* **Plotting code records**
--

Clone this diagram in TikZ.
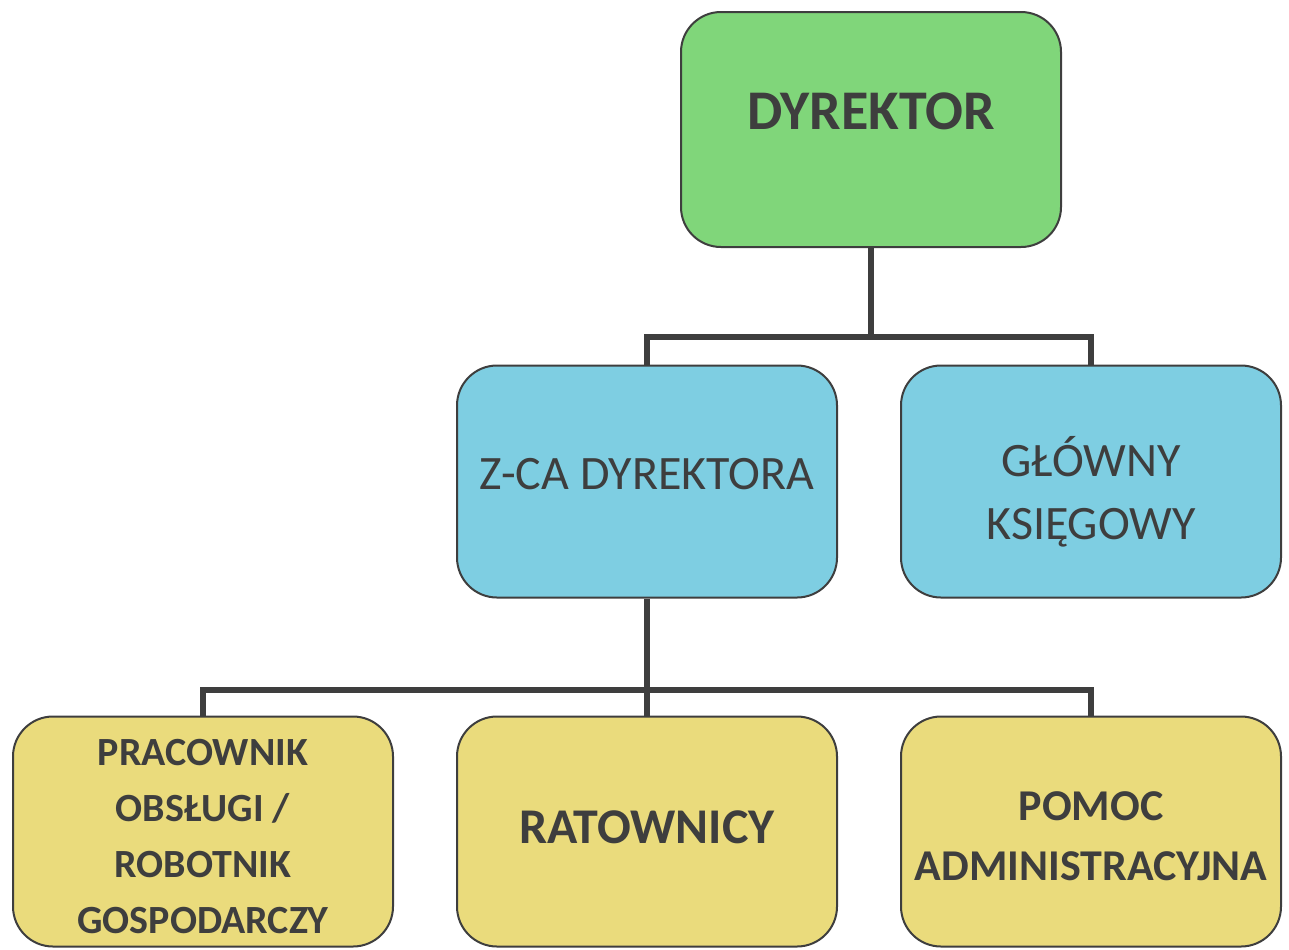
\documentclass[tikz,border=0pt]{standalone}
\usepackage{fontspec}
\setmainfont{Carlito}
\usepackage{tikz}
\usetikzlibrary{positioning}
\usepackage{xcolor}
\definecolor{dyrgreen}{RGB}{128,214,122}
\definecolor{midblue}{RGB}{126,206,226}
\definecolor{lowyellow}{RGB}{234,219,124}
\definecolor{inkgray}{RGB}{62,62,62}
% text placed on the box centre by its baseline, then raised by #1
\newcommand{\oneline}[2]{\raisebox{#1}[0pt][0pt]{#2}}
\newcommand{\stacked}[2]{\raisebox{#1}[0pt][0pt]{\begin{tabular}[b]{@{}c@{}}#2\end{tabular}}}

\begin{document}
\begin{tikzpicture}[
  x=0.5pt, y=-0.5pt,
  node distance=58.5pt and 31pt,
  unit/.style={draw=inkgray, line width=1pt, rounded corners=20pt, align=center, text=inkgray, minimum width=190pt, minimum height=116pt, inner sep=2pt},
  topbox/.style={unit, fill=dyrgreen, font=\bfseries\fontsize{28}{34}\selectfont},
  midbox/.style={unit, fill=midblue, font=\fontsize{24}{31.5}\selectfont},
  lowbox/.style={unit, fill=lowyellow, minimum height=115pt, font=\bfseries\fontsize{20}{28}\selectfont},
  link/.style={draw=inkgray, line width=2.7pt}
]
\useasboundingbox (0,0) rectangle (1289,949);
\node[topbox, minimum height=117.5pt] (dyr) at (871,129.5) {\oneline{0pt}{DYREKTOR}};
\node[midbox] (zca) at (647,481.5) {\oneline{-4pt}{Z-CA DYREKTORA}};
\node[midbox, right=of zca] (gk) {\stacked{-29pt}{GŁÓWNY\\KSIĘGOWY}};

\node[lowbox, below=of zca, font=\bfseries\fontsize{25}{30}\selectfont] (rat) {\oneline{-6pt}{RATOWNICY}};
\node[lowbox, left=of rat] (prac) {\stacked{-51pt}{PRACOWNIK\\OBSŁUGI /\\ROBOTNIK\\GOSPODARCZY}};
\node[lowbox, right=of rat, font=\bfseries\fontsize{22}{30}\selectfont] (pomoc) {\stacked{-24.5pt}{POMOC\\ADMINISTRACYJNA}};

\coordinate (fork1) at (871,337);
\coordinate (fork2) at (647,690);
\draw[link] (dyr.south) -- (fork1);
\draw[link] (zca.north) |- (fork1) -| (gk.north);
\draw[link] (zca.south) -- (fork2);
\draw[link] (prac.north) |- (fork2) -| (pomoc.north);
\draw[link] (fork2) -- (rat.north);
\end{tikzpicture}
\end{document}
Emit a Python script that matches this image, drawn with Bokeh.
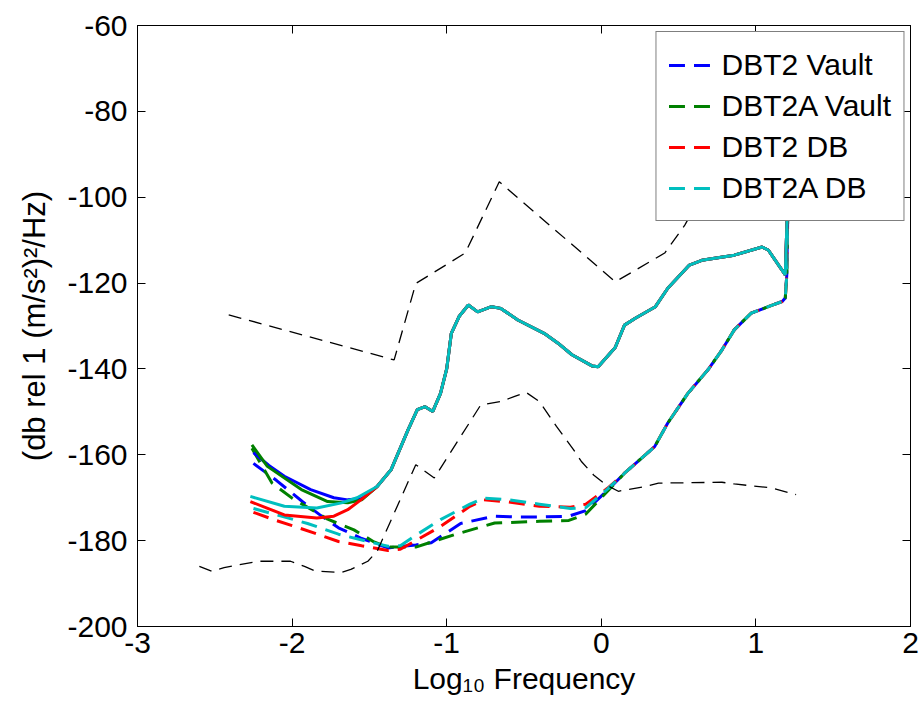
from bokeh.plotting import figure
from bokeh.models import LinearAxis, FixedTicker, Legend, LegendItem
from bokeh.embed import file_html
from bokeh.resources import INLINE

FONT = "Liberation Sans"

# ---------------- data ----------------
x_ticks = [-3, -2, -1, 0, 1, 2]
y_ticks = [-200, -180, -160, -140, -120, -100, -80, -60]

# upper black dashed reference model
nhnm_x = [-2.41, -1.34, -1.20, -0.88, -0.66, 0.09, 0.22, 0.41, 0.54, 0.75]
nhnm_y = [-127.4, -137.9, -120.1, -113.0, -96.4, -119.7, -117.0, -113.0, -106.5, -93.0]

# lower black dashed reference model
nlnm_x = [-2.60, -2.52, -2.44, -2.22, -2.01, -1.92, -1.85, -1.68, -1.62, -1.51, -1.45,
          -1.20, -1.08, -0.78, -0.65, -0.56, -0.485, -0.40, -0.29, -0.18, -0.13, -0.05,
          0.03, 0.11, 0.17, 0.28, 0.37, 0.78, 0.86, 1.10, 1.26]
nlnm_y = [-186.0, -187.1, -186.3, -184.8, -184.8, -186.0, -187.1, -187.4, -186.7, -184.8, -182.5,
          -162.3, -165.4, -148.4, -147.6, -146.4, -145.5, -147.6, -153.4, -158.8, -161.5, -164.7,
          -167.0, -168.5, -168.1, -167.4, -166.6, -166.4, -166.8, -167.7, -169.3]

# solid curves: individual starts, then a common upper tail
blue_solid_x = [-2.25, -2.15, -2.05, -1.88, -1.73, -1.64, -1.55]
blue_solid_y = [-159.5, -162.5, -165.0, -168.1, -170.0, -170.5, -170.2]
green_solid_x = [-2.26, -2.16, -1.94, -1.77, -1.64, -1.55]
green_solid_y = [-157.7, -162.7, -168.1, -170.9, -171.2, -170.5]
red_solid_x = [-2.27, -2.05, -1.84, -1.73, -1.64, -1.555]
red_solid_y = [-170.9, -174.0, -174.7, -174.3, -172.8, -170.5]
cyan_solid_x = [-2.27, -2.05, -1.84, -1.68, -1.58]
cyan_solid_y = [-169.7, -172.0, -172.4, -171.2, -170.0]

upper_tail_x = [-1.45, -1.36, -1.25, -1.19, -1.14, -1.09, -1.04, -1.00, -0.97, -0.92, -0.86,
                -0.80, -0.71, -0.65, -0.54, -0.37, -0.28, -0.19, -0.06, -0.02, 0.09, 0.15,
                0.22, 0.35, 0.43, 0.57, 0.65, 0.86, 1.04, 1.08, 1.19, 1.20, 1.21]
upper_tail_y = [-167.4, -163.5, -154.2, -149.5, -148.8, -149.9, -145.7, -140.0, -131.7, -127.8, -125.1,
                -126.7, -125.5, -125.9, -128.6, -131.7, -134.0, -136.7, -139.3, -139.5, -135.0, -129.8,
                -128.2, -125.5, -121.2, -115.8, -114.7, -113.5, -111.6, -112.3, -118.1, -106.9, -95.0]

# dashed curves: individual parts, then a common lower tail
blue_dash_x = [-2.25, -2.10, -1.93, -1.82, -1.70, -1.55, -1.38, -1.20, -1.10, -0.91, -0.69,
               -0.55, -0.40, -0.21, -0.10, 0.04]
blue_dash_y = [-162.0, -166.0, -171.0, -174.0, -177.0, -179.5, -181.7, -181.0, -180.5, -176.0, -174.3,
               -174.5, -174.5, -174.3, -173.0, -168.3]
green_dash_x = [-2.26, -2.13, -2.00, -1.77, -1.60, -1.47, -1.38, -1.20, -0.95, -0.69, -0.40,
                -0.21, -0.10, 0.04]
green_dash_y = [-158.5, -166.6, -170.1, -175.0, -177.5, -180.3, -181.5, -181.5, -178.6, -175.9, -175.5,
                -175.3, -173.8, -168.5]
red_dash_x = [-2.25, -2.12, -2.00, -1.85, -1.70, -1.55, -1.38, -1.30, -1.21, -1.04, -0.85,
              -0.76, -0.60, -0.40, -0.20, -0.10, 0.04]
red_dash_y = [-173.4, -175.1, -176.5, -178.3, -180.2, -181.2, -182.3, -182.0, -180.2, -176.7, -172.0,
              -170.5, -171.0, -172.0, -172.2, -171.5, -167.8]
cyan_dash_x = [-2.25, -2.10, -1.90, -1.70, -1.50, -1.38, -1.30, -1.21, -1.04, -0.85, -0.76,
               -0.60, -0.40, -0.20, -0.10, 0.04]
cyan_dash_y = [-172.5, -174.0, -176.0, -178.5, -180.3, -181.3, -181.2, -179.0, -175.1, -171.5, -170.1,
               -170.5, -171.5, -172.5, -172.3, -168.0]

lower_tail_x = [0.15, 0.345, 0.43, 0.56, 0.69, 0.78, 0.86, 0.97, 1.08, 1.17, 1.19, 1.20, 1.21]
lower_tail_y = [-164.3, -158.1, -152.6, -145.7, -140.2, -135.6, -130.9, -127.0, -125.5, -124.3,
                -123.5, -118.0, -95.0]

series = [
    ("DBT2 Vault", "#0000FF", blue_dash_x, blue_dash_y, blue_solid_x, blue_solid_y),
    ("DBT2A Vault", "#008000", green_dash_x, green_dash_y, green_solid_x, green_solid_y),
    ("DBT2 DB", "#FF0000", red_dash_x, red_dash_y, red_solid_x, red_solid_y),
    ("DBT2A DB", "#00BFBF", cyan_dash_x, cyan_dash_y, cyan_solid_x, cyan_solid_y),
]

# ---------------- figure ----------------
p = figure(width=921, height=717, x_range=(-3, 2), y_range=(-200, -60),
           output_backend="svg", toolbar_location=None,
           min_border_left=137, min_border_right=11, min_border_top=25, min_border_bottom=91)
p.background_fill_color = "white"
p.border_fill_color = "white"
p.outline_line_color = "black"
p.outline_line_width = 1
p.xgrid.visible = False
p.ygrid.visible = False

for ax in p.xaxis:
    ax.ticker = FixedTicker(ticks=x_ticks)
    ax.major_label_overrides = {t: str(t) for t in x_ticks}
for ax in p.yaxis:
    ax.ticker = FixedTicker(ticks=y_ticks)
    ax.major_label_overrides = {t: str(t) for t in y_ticks}

for ax in list(p.xaxis) + list(p.yaxis):
    ax.major_tick_in = 8
    ax.major_tick_out = 0
    ax.minor_tick_line_color = None
    ax.axis_line_color = "black"
    ax.major_tick_line_color = "black"
    ax.major_label_text_font = FONT
    ax.major_label_text_font_size = "30px"
    ax.major_label_text_color = "black"
    ax.axis_label_text_font = FONT
    ax.axis_label_text_font_size = "30px"
    ax.axis_label_text_font_style = "normal"
    ax.axis_label_text_color = "black"

p.xaxis.major_label_standoff = 6
p.yaxis.major_label_standoff = 10
p.yaxis.axis_label = "(db rel 1 (m/s\u00b2)\u00b2/Hz)"
p.yaxis.axis_label_text_font_size = "31px"
p.yaxis.axis_label_standoff = 12
p.xaxis.axis_label = "Log\u2081\u2080 Frequency"
p.xaxis.axis_label_standoff = 6

top_ax = LinearAxis(ticker=FixedTicker(ticks=x_ticks), major_tick_in=8, major_tick_out=0,
                    major_label_overrides={t: "" for t in x_ticks}, major_label_standoff=0,
                    axis_line_color="black", minor_tick_line_color=None)
right_ax = LinearAxis(ticker=FixedTicker(ticks=y_ticks), major_tick_in=8, major_tick_out=0,
                      major_label_overrides={t: "" for t in y_ticks}, major_label_standoff=0,
                      axis_line_color="black", minor_tick_line_color=None)
p.add_layout(top_ax, "above")
p.add_layout(right_ax, "right")

# ---------------- lines ----------------
dash_renderers = []
for name, col, dx, dy, sx, sy in series:
    r = p.line(dx + lower_tail_x, dy + lower_tail_y, line_color=col, line_width=3,
               line_dash="16 9")
    dash_renderers.append((name, r))

for name, col, dx, dy, sx, sy in series:
    p.line(sx + upper_tail_x, sy + upper_tail_y, line_color=col, line_width=3)

p.line(nhnm_x, nhnm_y, line_color="black", line_width=1.3, line_dash="13 8")
p.line(nlnm_x, nlnm_y, line_color="black", line_width=1.3, line_dash="13 8")

legend = Legend(items=[LegendItem(label=n, renderers=[r]) for n, r in dash_renderers],
                location="top_right")
legend.margin = 6
legend.padding = 12
legend.spacing = 0
legend.label_height = 41
legend.glyph_height = 20
legend.glyph_width = 44
legend.label_standoff = 9
legend.label_text_font = FONT
legend.label_text_font_size = "30px"
legend.label_text_color = "black"
legend.border_line_color = "black"
legend.border_line_width = 1
legend.background_fill_color = "white"
legend.background_fill_alpha = 1.0
p.add_layout(legend)

open("out.html", "w").write(file_html(p, INLINE))
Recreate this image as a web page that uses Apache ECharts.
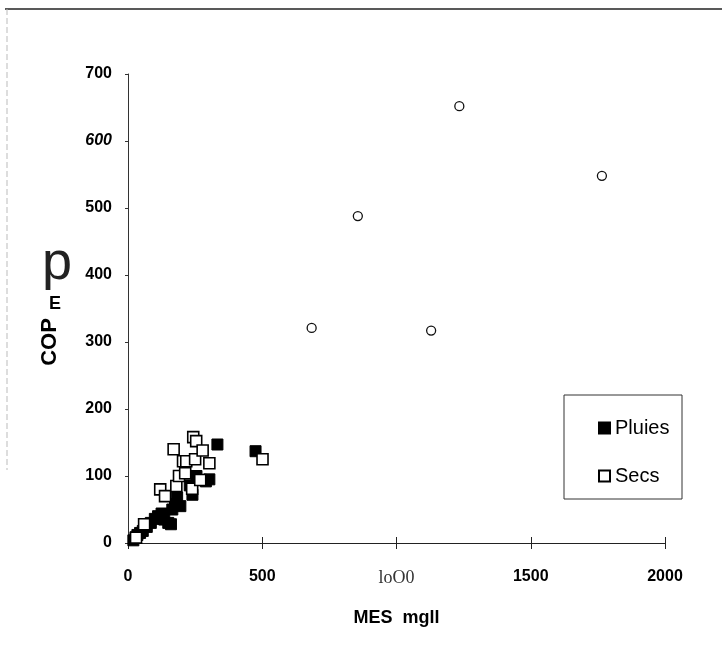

--

* **PROBLEM STATEMENT**
Give again, word for word, the lines from the one that contains "Emit a Python" to the one that contains "-166.8, -167.7, -169.3]", both included. Omit the pictures.

* **RESULT OF THIS TASK**
Emit a Python script that matches this image, drawn with Bokeh.
from bokeh.plotting import figure
from bokeh.models import LinearAxis, FixedTicker, Legend, LegendItem
from bokeh.embed import file_html
from bokeh.resources import INLINE

FONT = "Liberation Sans"

# ---------------- data ----------------
x_ticks = [-3, -2, -1, 0, 1, 2]
y_ticks = [-200, -180, -160, -140, -120, -100, -80, -60]

# upper black dashed reference model
nhnm_x = [-2.41, -1.34, -1.20, -0.88, -0.66, 0.09, 0.22, 0.41, 0.54, 0.75]
nhnm_y = [-127.4, -137.9, -120.1, -113.0, -96.4, -119.7, -117.0, -113.0, -106.5, -93.0]

# lower black dashed reference model
nlnm_x = [-2.60, -2.52, -2.44, -2.22, -2.01, -1.92, -1.85, -1.68, -1.62, -1.51, -1.45,
          -1.20, -1.08, -0.78, -0.65, -0.56, -0.485, -0.40, -0.29, -0.18, -0.13, -0.05,
          0.03, 0.11, 0.17, 0.28, 0.37, 0.78, 0.86, 1.10, 1.26]
nlnm_y = [-186.0, -187.1, -186.3, -184.8, -184.8, -186.0, -187.1, -187.4, -186.7, -184.8, -182.5,
          -162.3, -165.4, -148.4, -147.6, -146.4, -145.5, -147.6, -153.4, -158.8, -161.5, -164.7,
          -167.0, -168.5, -168.1, -167.4, -166.6, -166.4, -166.8, -167.7, -169.3]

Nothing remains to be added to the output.